In 1976, whilst a student at the University of Fort Hare, Ndlovu entered into exile in order to escape the attention of apartheid security services. Between 1977 and 1984, Ndlovu joined African National Congress as an Umkhonto we Sizwe member operating outside of South Africa, moving from Mozambique to Zambia, and then onto southern Angola, where she received training; afterward, she attended a school for the Young Communist League in Moscow, USSR.

Ndlovu majored in Chemistry and Biochemistry while pursuing a Bachelor of Science degree at the University of Fort Hare. She was a natural leader and was involved in many organisations from a young age.

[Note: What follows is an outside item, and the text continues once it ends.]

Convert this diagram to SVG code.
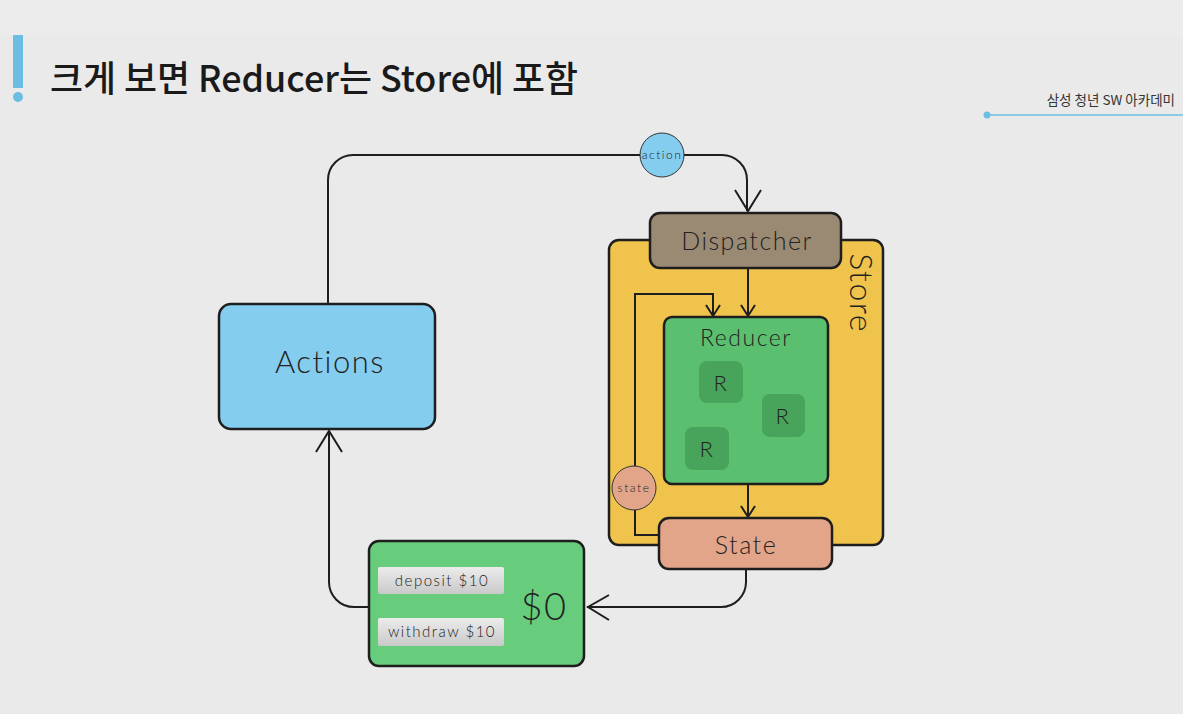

In 1984 she enrolled at the University of Zambia to study medicine, after which she returned to South Africa and interned at Baragwanath Hospital in Soweto.

== Business career ==
Whilst practicing medicine in South Africa, Ndlovu noticed that many of the ailments among her patients from Orange Farm were related to poor living conditions due to a lack of access to adequate housing, which prompted her to found Motheo Construction in 1997. She was noted for her ability to break into the male-dominated South African construction industry, and for growing Motheo into a large-scale builder of government housing, constructing over 80,000 homes.
Thandi was also one of the founders of the Students Christian Movement in Soweto.

Ndlovu held important positions, including CEO of Motheo Construction Group, and served as former president of the Black Business Council and South African Women in Construction.

== Death ==
Ndlovu died in a road vehicle incident on 24 August 2019 whilst on her way to a funeral in Rustenburg, North West Province.
Thandi faced domestic violence In South African Women in Dialogue statement, Ndlovu was described as a committed feminist activist, businesswoman, military commander, and medical practitioner. Before her death, she was nominated as Businesswoman of the Year by the Businesswomen’s Association of South Africa in 2013 and graced the cover of the August 2019 edition of Forbes Africa.